The comments induced in me a moment of repentance. In his book, Intellectual Appetite , Paul Griffiths sets out to demolish the very basic assumption necessary to sustain the view, echoed by Fish, that plagiarism is theft. Griffiths shows, convincingly, I think, that the notion of knowledge as a possession—as something I can own and therefore can be stolen—is perverse.

I feel penitent, because I wrote Griffiths, criticizing him for demolishing a straw man. People don’t think of plagiarism as stealing, I said. Most see that its a matter of intellectual honesty, not intellectual theft.

I see now that I was mistaken. Many, perhaps most, seem in the thrall of a view that plagiarism is akin to embezzlement or bank robbery.

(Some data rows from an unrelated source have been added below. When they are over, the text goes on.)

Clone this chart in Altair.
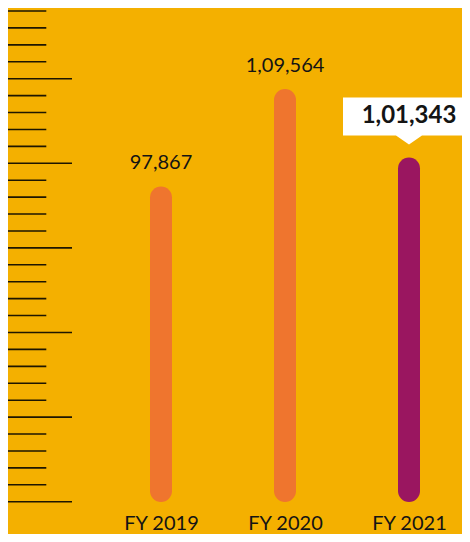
import altair as alt
import pandas as pd

years = ["FY 2019", "FY 2020", "FY 2021"]
values = [97867, 109564, 101343]
labels = ["97,867", "1,09,564", "1,01,343"]
kinds = ["normal", "normal", "highlight"]

ruler_index = list(range(30))
ruler_long = [i % 5 == 4 for i in ruler_index]

BG = "#F4B000"
ORANGE = "#EF752E"
PURPLE = "#9A1660"
INK = "#141414"
BASE = 62596

df = pd.DataFrame({"year": years, "value": values, "label": labels, "kind": kinds})
rdf = pd.DataFrame({"i": ruler_index, "long": ruler_long})

xscale = alt.Scale(type="point", domain=years, range=[153, 401], padding=0)
yscale = alt.Scale(domain=[BASE, 115000], range=[483, 46.8], nice=False, zero=False)

xaxis = alt.Axis(orient="bottom", domain=False, ticks=False, tickSize=0, grid=False,
                 labelPadding=-5, labelBaseline="alphabetic", labelFontSize=20, labelAngle=0,
                 labelFont="Lato", labelColor=INK, title=None)

base = alt.Chart(df).encode(x=alt.X("year:N", scale=xscale, axis=xaxis, sort=years))

bars = base.mark_rule(strokeWidth=22, strokeCap="round").encode(
    y=alt.Y("value:Q", scale=yscale, axis=None),
    y2=alt.datum(BASE),
    color=alt.Color("kind:N", scale=alt.Scale(domain=["normal", "highlight"], range=[ORANGE, PURPLE]), legend=None),
)

normal_labels = base.transform_filter(alt.datum.kind == "normal").mark_text(
    dy=-28, baseline="alphabetic", align="center", fontSize=20, font="Lato", color=INK
).encode(y=alt.Y("value:Q", scale=yscale, axis=None), text="label:N")

callout_path = "M-1,-0.288L1,-0.288L1,0.288L0.197,0.288L0,0.424L-0.197,0.288L-1,0.288Z"
callout = base.transform_filter(alt.datum.kind == "highlight").mark_point(
    shape=callout_path, size=17424, filled=True, color="white", opacity=1, strokeWidth=0, yOffset=-52
).encode(y=alt.Y("value:Q", scale=yscale, axis=None))

bold_label = base.transform_filter(alt.datum.kind == "highlight").mark_text(
    dy=-45, baseline="alphabetic", align="center", fontSize=24, fontWeight="bold", font="Lato", color=INK
).encode(y=alt.Y("value:Q", scale=yscale, axis=None), text="label:N")

rscale = alt.Scale(domain=[0, 29], range=[3, 493.7], nice=False, zero=False)
ruler_short = alt.Chart(rdf).transform_filter(~alt.datum.long).mark_rule(
    color="#1e1600", strokeWidth=1.6
).encode(x=alt.value(0), x2=alt.value(38.3), y=alt.Y("i:Q", scale=rscale, axis=None))
ruler_longs = alt.Chart(rdf).transform_filter(alt.datum.long).mark_rule(
    color="#1e1600", strokeWidth=1.6
).encode(x=alt.value(0), x2=alt.value(64), y=alt.Y("i:Q", scale=rscale, axis=None))

ruler = alt.layer(ruler_short, ruler_longs)
main = alt.layer(bars, normal_labels, callout, bold_label)

chart = alt.layer(ruler, main).resolve_scale(y="independent").properties(
    width=454, height=526, background=BG, padding=0,
    autosize=alt.AutoSizeParams(type="none"),
).configure_view(stroke=None)

chart.save("out.html", embed_options={"renderer": "svg", "actions": False})
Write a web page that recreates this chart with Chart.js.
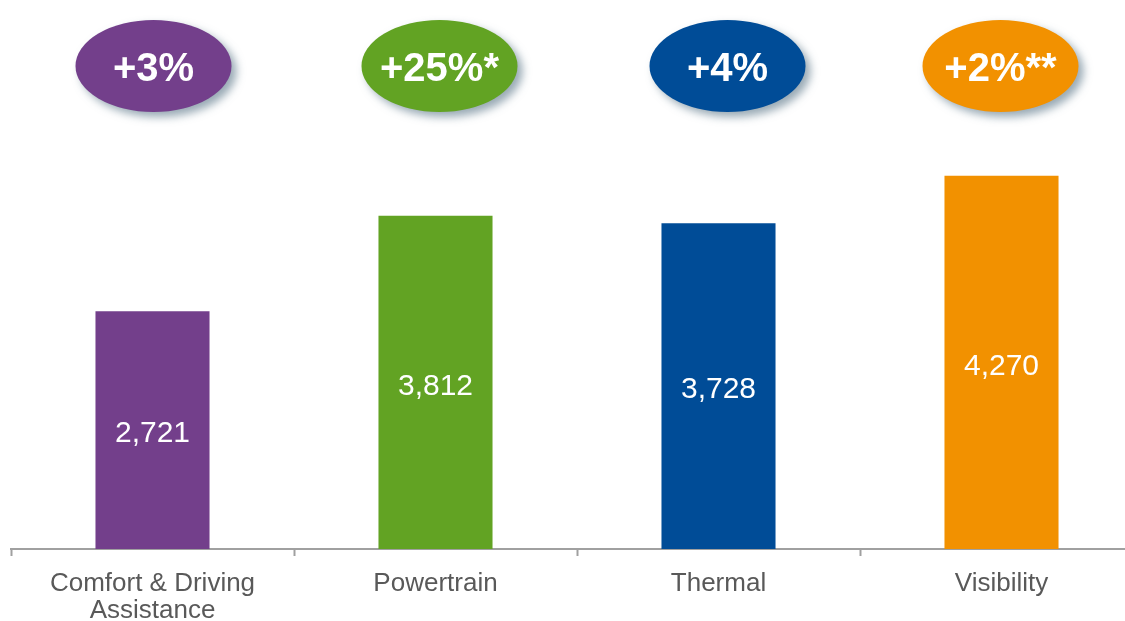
<!DOCTYPE html>
<html>
<head>
<meta charset="utf-8">
<script src="https://cdn.jsdelivr.net/npm/chart.js@4.4.1/dist/chart.umd.min.js"></script>
<style>
  html, body { margin: 0; padding: 0; background: #fff; overflow: hidden; }
  #wrap { position: relative; width: 1146px; height: 621px; }
</style>
</head>
<body>
<div id="wrap"><canvas id="sales-chart"></canvas></div>
<script>
// sales by business group, with growth bubbles on top

const categories = [["Comfort & Driving", "Assistance"], "Powertrain", "Thermal", "Visibility"];
const salesValues = [2721, 3812, 3728, 4270];
const growthLabels = ["+3%", "+25%*", "+4%", "+2%**"];
const barColors = ["#733F8B", "#62A323", "#004C97", "#F29100"];

// small nudges so the bubbles sit where the slide had them
const bubbleShift = [1, 4, 9, -1];

const FONT = "'Liberation Sans', Arial, sans-serif";

const labelsPlugin = {
  id: "barLabels",
  afterDatasetsDraw(chart) {
    const ctx = chart.ctx;
    const meta = chart.getDatasetMeta(0);
    ctx.save();
    ctx.fillStyle = "#ffffff";
    ctx.font = "30px " + FONT;
    ctx.textAlign = "center";
    ctx.textBaseline = "middle";
    meta.data.forEach((bar, i) => {
      const y = (bar.y + bar.base) / 2;
      ctx.fillText(salesValues[i].toLocaleString("en-US"), bar.x, y + 4);
    });
    ctx.restore();
  }
};

const bubblesPlugin = {
  id: "growthBubbles",
  afterDraw(chart) {
    const ctx = chart.ctx;
    const xs = chart.scales.x;
    const cy = 66;
    categories.forEach((c, i) => {
      const cx = xs.getPixelForValue(i) + bubbleShift[i];
      ctx.save();
      ctx.shadowColor = "rgba(70, 100, 120, 0.55)";
      ctx.shadowBlur = 8;
      ctx.shadowOffsetX = 5;
      ctx.shadowOffsetY = 5;
      ctx.fillStyle = barColors[i];
      ctx.beginPath();
      ctx.ellipse(cx, cy, 78, 46, 0, 0, Math.PI * 2);
      ctx.fill();
      ctx.restore();

      ctx.save();
      ctx.fillStyle = "#ffffff";
      ctx.font = "bold 40px " + FONT;
      ctx.textAlign = "center";
      ctx.textBaseline = "middle";
      ctx.fillText(growthLabels[i], cx, cy + 4);
      ctx.restore();
    });
  }
};

new Chart(document.getElementById("sales-chart"), {
  type: "bar",
  data: {
    labels: categories,
    datasets: [
      {
        label: "Sales",
        data: salesValues,
        backgroundColor: barColors,
        categoryPercentage: 1,
        barPercentage: 0.403
      }
    ]
  },
  options: {
    responsive: true,
    maintainAspectRatio: false,
    animation: false,
    layout: { padding: { top: 112, left: 11, right: 3, bottom: 0 } },
    plugins: { legend: { display: false }, tooltip: { enabled: false } },
    scales: {
      x: {
        grid: {
          display: true,
          offset: true,
          drawOnChartArea: false,
          drawTicks: true,
          tickLength: 7,
          tickWidth: 2,
          color: "#a0a0a0"
        },
        border: { display: true, color: "#a0a0a0", width: 2 },
        ticks: {
          color: "#595959",
          font: { family: FONT, size: 26, lineHeight: 1.05 },
          padding: 14,
          maxRotation: 0,
          autoSkip: false
        },
        afterFit(scale) { scale.height = 72; }
      },
      y: {
        display: false,
        min: 0,
        max: 5000
      }
    }
  },
  plugins: [labelsPlugin, bubblesPlugin]
});
</script>
</body>
</html>
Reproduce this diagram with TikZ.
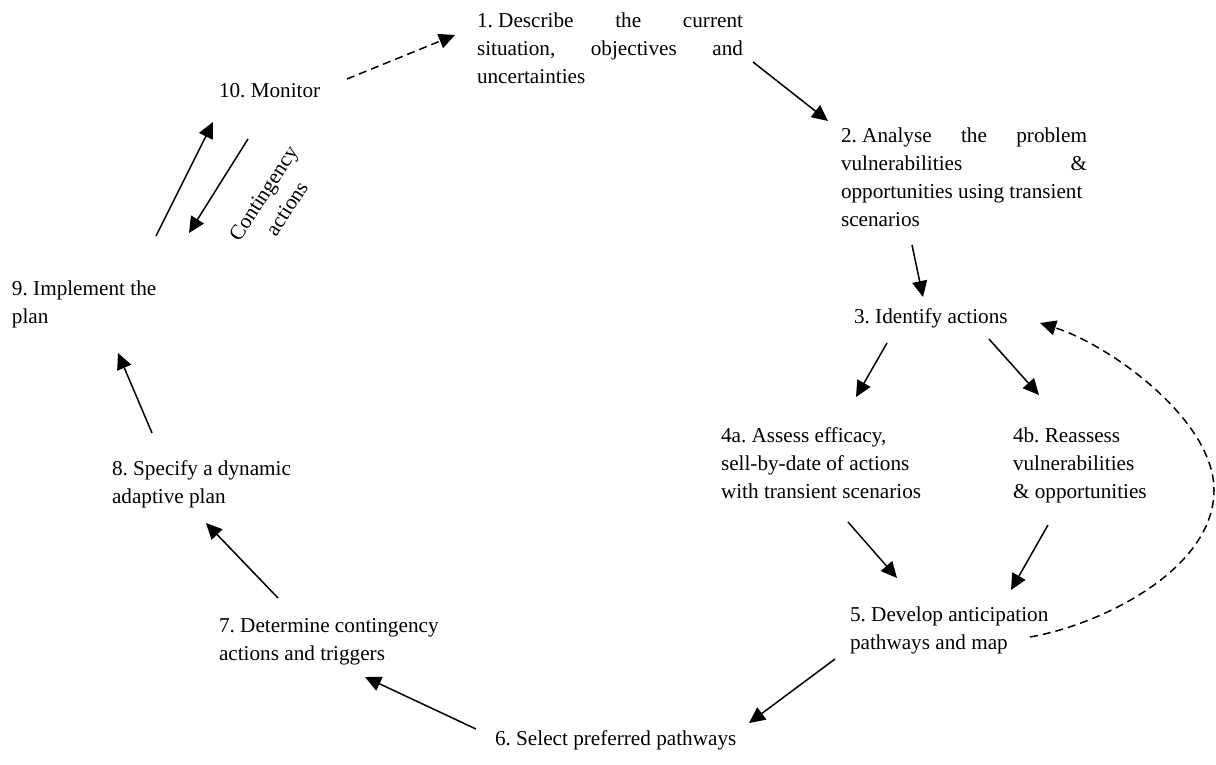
\documentclass[tikz,border=0pt]{standalone}
\usepackage{fontspec}
\setmainfont{Liberation Serif}
\usetikzlibrary{arrows.meta}
\frenchspacing
\newcommand\jl[1]{\hbox to \linewidth{#1}}
\newcommand\blk[2]{\parbox[t]{#1}{#2}}
\begin{document}
\begin{tikzpicture}[x=1pt,y=-1pt,
  lbl/.style={inner sep=0pt,outer sep=0pt,anchor=base west,font=\fontsize{21.2}{28}\selectfont},
  arr/.style={line width=1.5pt,-{Triangle[length=16pt,width=15pt]}},
  darr/.style={arr,dash pattern=on 8pt off 5pt}]
\useasboundingbox (0,0) rectangle (1216,764);
% nodes
\node[lbl] (n1) at (477,27) {\blk{266pt}{\jl{1.\ Describe\hfill the\hfill current}\jl{situation,\hfill objectives\hfill and}\jl{uncertainties\hfill}}};
\node[lbl] (n2) at (841,142) {\blk{246pt}{\jl{2.\ Analyse\hfill the\hfill problem}\jl{vulnerabilities\hfill \&}\jl{opportunities using transient\hfill}\jl{scenarios\hfill}}};
\node[lbl] (n3) at (854,323) {3. Identify actions};
\node[lbl] (n4a) at (721,442) {\blk{230pt}{\jl{4a. Assess efficacy,\hfill}\jl{sell-by-date of actions\hfill}\jl{with transient scenarios\hfill}}};
\node[lbl] (n4b) at (1013,442) {\blk{180pt}{\jl{4b. Reassess\hfill}\jl{vulnerabilities\hfill}\jl{\& opportunities\hfill}}};
\node[lbl] (n5) at (850,621) {\blk{230pt}{\jl{5. Develop anticipation\hfill}\jl{pathways and map\hfill}}};
\node[lbl] (n6) at (495,745) {6. Select preferred pathways};
\node[lbl] (n7) at (219,632) {\blk{260pt}{\jl{7. Determine contingency\hfill}\jl{actions and triggers\hfill}}};
\node[lbl] (n8) at (112,475) {\blk{220pt}{\jl{8. Specify a dynamic\hfill}\jl{adaptive plan\hfill}}};
\node[lbl] (n9) at (12,295) {\blk{180pt}{\jl{9. Implement the\hfill}\jl{plan\hfill}}};
\node[lbl] (n10) at (219,97) {10. Monitor};
\node[inner sep=0pt,rotate=57,align=center,font=\fontsize{21.2}{28}\selectfont] (cont) at (275,201) {Contingency\\actions};
% connector end points
\coordinate (a10s) at (347,79);   \coordinate (a10e) at (455,35);
\coordinate (a1s) at (753,62);    \coordinate (a1e) at (828,121);
\coordinate (a2s) at (912,245);   \coordinate (a2e) at (923,297);
\coordinate (a3as) at (887,343);  \coordinate (a3ae) at (856,397);
\coordinate (a3bs) at (989,339);  \coordinate (a3be) at (1039,395);
\coordinate (a4as) at (848,522);  \coordinate (a4ae) at (897,578);
\coordinate (a4bs) at (1048,525); \coordinate (a4be) at (1011,590);
\coordinate (a5s) at (835,659);   \coordinate (a5e) at (749,723);
\coordinate (a6s) at (476,729);   \coordinate (a6e) at (365,677);
\coordinate (a7s) at (278,598);   \coordinate (a7e) at (206,523);
\coordinate (a8s) at (152,433);   \coordinate (a8e) at (118,353);
\coordinate (a9s) at (156,236);   \coordinate (a9e) at (213,122);
\coordinate (acs) at (248,139);   \coordinate (ace) at (189,233);
\coordinate (d5) at (1030,637);   \coordinate (dm) at (1214,490);
\coordinate (d3) at (1040,323);
% connectors
\draw[darr] (a10s) -- (a10e);
\draw[arr] (a1s) -- (a1e);
\draw[arr] (a2s) -- (a2e);
\draw[arr] (a3as) -- (a3ae);
\draw[arr] (a3bs) -- (a3be);
\draw[arr] (a4as) -- (a4ae);
\draw[arr] (a4bs) -- (a4be);
\draw[arr] (a5s) -- (a5e);
\draw[arr] (a6s) -- (a6e);
\draw[arr] (a7s) -- (a7e);
\draw[arr] (a8s) -- (a8e);
\draw[arr] (a9s) -- (a9e);
\draw[arr] (acs) -- (ace);
\draw[darr] (d5) .. controls (1100,625) and (1214,570) .. (dm) .. controls (1214,420) and (1110,345) .. (d3);
\end{tikzpicture}
\end{document}
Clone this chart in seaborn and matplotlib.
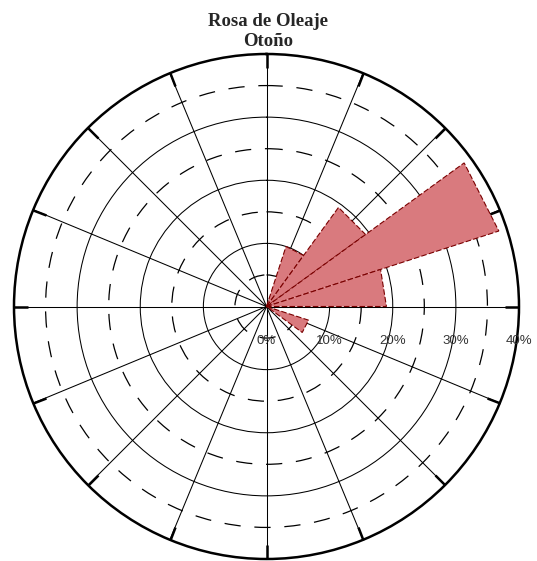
import matplotlib
matplotlib.use("Agg")
import matplotlib.pyplot as plt
import seaborn as sns
import numpy as np

# Wave rose data: direction sectors (deg clockwise from north) and frequency (%)
sector_centers = [27, 45, 63, 81, 117]
sector_width = 18
frequencies = [10.0, 19.4, 38.7, 19.0, 7.0]

ring_values = [5, 10, 15, 20, 25, 30, 35]
ring_labels = ["0%", "10%", "20%", "30%", "40%"]
ring_label_values = [0, 10, 20, 30, 40]
spoke_angles = np.arange(0, 360, 22.5)

title_lines = ["Rosa de Oleaje", "Otoño"]

sns.set_theme(style="white")
plt.rcParams['font.family'] = ['Liberation Sans', 'DejaVu Sans']

fig = plt.figure(figsize=(5.37, 5.61), dpi=100)
ax = fig.add_axes([14 / 537, 2 / 561, 505 / 537, 505 / 561], projection="polar")
ax.set_theta_zero_location("N")
ax.set_theta_direction(-1)
ax.set_ylim(0, 40)
ax.set_facecolor("white")

# grid: spokes every 22.5 deg, rings every 5 % (odd ones dashed)
ax.set_thetagrids(spoke_angles, labels=[""] * len(spoke_angles))
ax.set_rgrids(ring_values, labels=[""] * len(ring_values))
ax.grid(True, color="black", linewidth=0.75)
for val, gl in zip(ring_values, ax.yaxis.get_gridlines()):
    if val % 10 != 0:
        gl.set_linestyle((0, (13, 11)))
        gl.set_linewidth(0.9)
# thick marks where the spokes meet the outer ring (outer ticks only)
ax.tick_params(axis="x", which="major", bottom=False, top=True, direction="in",
               length=10, width=1.8, color="black", pad=0)
ax.tick_params(axis="y", length=0)
ax.spines["polar"].set_linewidth(1.8)
ax.spines["polar"].set_color("black")
ax.set_axisbelow(True)

# sectors as straight-edged wedges
for c, f in zip(sector_centers, frequencies):
    t = np.deg2rad([c - sector_width / 2, c - sector_width / 2, c + sector_width / 2])
    ax.fill(t, [0, f, f], facecolor="#d97a7e", edgecolor="#7a0000",
            linewidth=0.8, linestyle=(0, (5, 2)), zorder=3)

# percentage labels along the east axis
for v, lab in zip(ring_label_values, ring_labels):
    ax.annotate(lab, xy=(np.deg2rad(90), v), xytext=(0, -34),
                textcoords="offset pixels", ha="center", va="center",
                fontsize=9.5, color="#333333", annotation_clip=False)

for i, line in enumerate(title_lines):
    fig.text(0.5, 1 - (26 + 20 * i) / 561, line, ha="center", va="baseline",
             fontsize=13.5, fontweight="bold", family=["Liberation Serif", "DejaVu Serif"])

fig.savefig("out.png", dpi=100, facecolor="white")
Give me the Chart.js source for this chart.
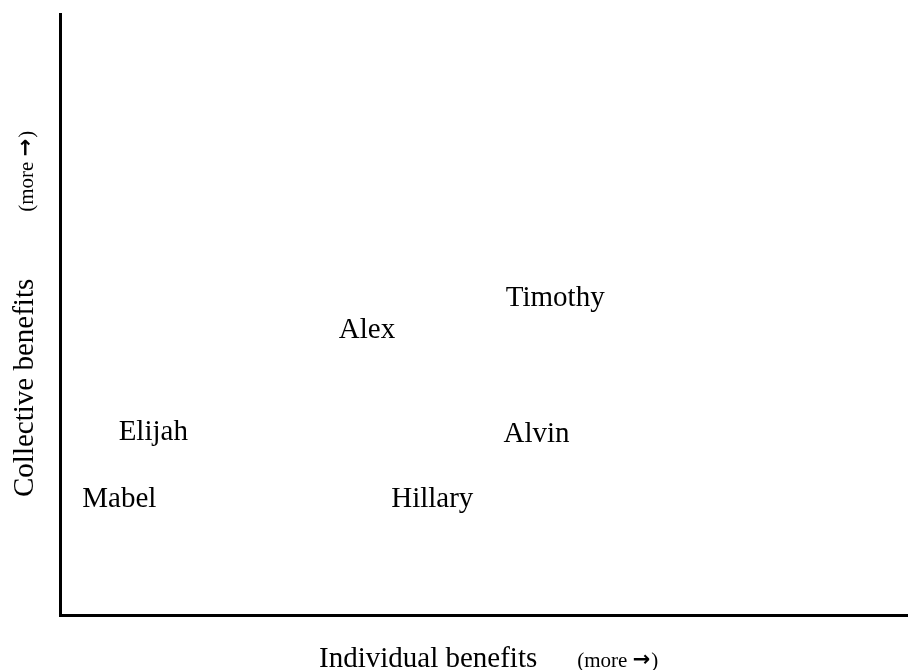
<!DOCTYPE html>
<html>
<head>
<meta charset="utf-8">
<script src="https://cdn.jsdelivr.net/npm/chart.js@4"></script>
<style>
html,body{margin:0;padding:0;background:#fff;}
#wrap{width:908px;height:670px;}
</style>
</head>
<body>
<div id="wrap"><canvas id="c" width="908" height="670"></canvas></div>
<script>
const names = ["Mabel", "Elijah", "Alex", "Timothy", "Alvin", "Hillary"];
const individual = [7.0, 11.0, 36.2, 58.4, 56.2, 43.9];
const collective = [19.3, 30.4, 47.3, 52.7, 30.1, 19.3];
const xTitle = ["Individual benefits", "(more ", "\u2192", ")"];
const yTitle = ["Collective benefits", "(more ", "\u2192", ")"];

const points = names.map((n, i) => ({x: individual[i], y: collective[i], label: n}));

const SERIF = '"Liberation Serif", "Times New Roman", serif';
const big = '29px ' + SERIF;
const small = '21px ' + SERIF;
const arrowFont = 'bold 21px "DejaVu Sans"';

function drawTitle(ctx, parts, startPos, gap) {
  let pos = startPos;
  ctx.font = big;
  ctx.fillText(parts[0], pos, 0);
  pos += ctx.measureText(parts[0]).width + gap;
  ctx.font = small;
  ctx.fillText(parts[1], pos, 0);
  pos += ctx.measureText(parts[1]).width;
  ctx.font = arrowFont;
  ctx.fillText(parts[2], pos, -1);
  pos += ctx.measureText(parts[2]).width + 1;
  ctx.font = small;
  ctx.fillText(parts[3], pos, 0);
}

const labelPlugin = {
  id: 'labels',
  afterDatasetsDraw(chart) {
    const ctx = chart.ctx;
    const xs = chart.scales.x, ys = chart.scales.y;
    ctx.save();
    ctx.fillStyle = '#000';
    ctx.font = big;
    ctx.textAlign = 'center';
    ctx.textBaseline = 'middle';
    points.forEach(p => {
      ctx.fillText(p.label, xs.getPixelForValue(p.x), ys.getPixelForValue(p.y));
    });
    ctx.restore();
  },
  afterDraw(chart) {
    const ctx = chart.ctx;
    const ca = chart.chartArea;
    ctx.save();
    ctx.fillStyle = '#000';
    ctx.textBaseline = 'alphabetic';
    ctx.textAlign = 'left';
    ctx.save();
    ctx.translate(0, ca.bottom + 52);
    drawTitle(ctx, xTitle, 319, 40);
    ctx.restore();
    ctx.save();
    ctx.translate(33, 497);
    ctx.rotate(-Math.PI / 2);
    drawTitle(ctx, yTitle, 0, 67);
    ctx.restore();
    ctx.restore();
  }
};

new Chart(document.getElementById('c'), {
  type: 'scatter',
  data: {
    datasets: [{
      data: points,
      pointRadius: 0,
      pointHoverRadius: 0,
      showLine: false
    }]
  },
  options: {
    responsive: false,
    animation: false,
    events: [],
    layout: {padding: {left: 60, top: 14, right: 0, bottom: 55}},
    plugins: {legend: {display: false}, tooltip: {enabled: false}, title: {display: false}},
    scales: {
      x: {
        type: 'linear', min: 0, max: 100,
        grid: {display: false, drawTicks: false},
        ticks: {display: false},
        border: {display: true, color: '#000', width: 3}
      },
      y: {
        type: 'linear', min: 0, max: 100,
        grid: {display: false, drawTicks: false},
        ticks: {display: false},
        border: {display: true, color: '#000', width: 3}
      }
    }
  },
  plugins: [labelPlugin]
});
</script>
</body>
</html>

This can’t be right. As many pointed out in their comments yesterday, it’s very difficult to avoid “stealing,” because writing, at least in most classes in the humanities, involves reacting to and thinking about what others have already said. Indeed, someone pointed out that Asian students are trained to write papers by stringing together paraphrases of lectures or assigned material.

I had an Asian student years ago. I saw what he was doing, which was obviously not an act of academic dishonesty. He was demonstrating his command of the material. But that’s the point. His command, not somebody else’s. If he had paid someone else to write exactly the same paper, then I’m quite sure his teachers in Korea, had they known, would have punished him. Why? Because his paper would have existed solely to perpetrate a falsehood—the falsehood that he had written the paraphrases.

I chuckle when my students anxiously cite me (Reno, lecture 9/5/09). I know what I’ve said, and I can tell when students are using the lecture to try to say something on their own, and when they are paraphrasing me extensively to fill up the five page assignment with the illusion of thought, or more precisely, the illusion that they have had thoughts.

When a student cuts and pastes from the Internet to construct a paper, it’s akin to paying someone else to take the MCAT. It’s not theft. It’s a lie, an attempt to put some form of intellectual creativity, competence, or effort forward as one’s own, when, in fact, it isn’t.

If we see that plagiarism is a matter of dishonesty, then we can free ourselves from the legalistic mentality that seems to be taking hold, fueled, perhaps, by the desire of academic administrators to have “objective” standards that help them evade the need to exercise professional judgment.

A lie requires both falsehood and the intent to deceive. So does plagiarism, which is why bright young freshman who don’t know that they are reinventing Nietzsche or Camus or whatever are not plagiarizing. That’s why my Korean student was not plagiarizing. (I met with him and explained that American education seeks something different from students.)

Unlike Stanley Fish, who likens plagiarism to violating the rules of golf, I think it is a very serious problem, because it has to do with the integrity of communication and the trustworthiness of persons. Education has a moral dimension in large part because there are profound moral dimensions to intellectual work, as there are to all significant human activities. Lying—about what you’ve written, about data, about credentials—corrupts the academic community at a basic level.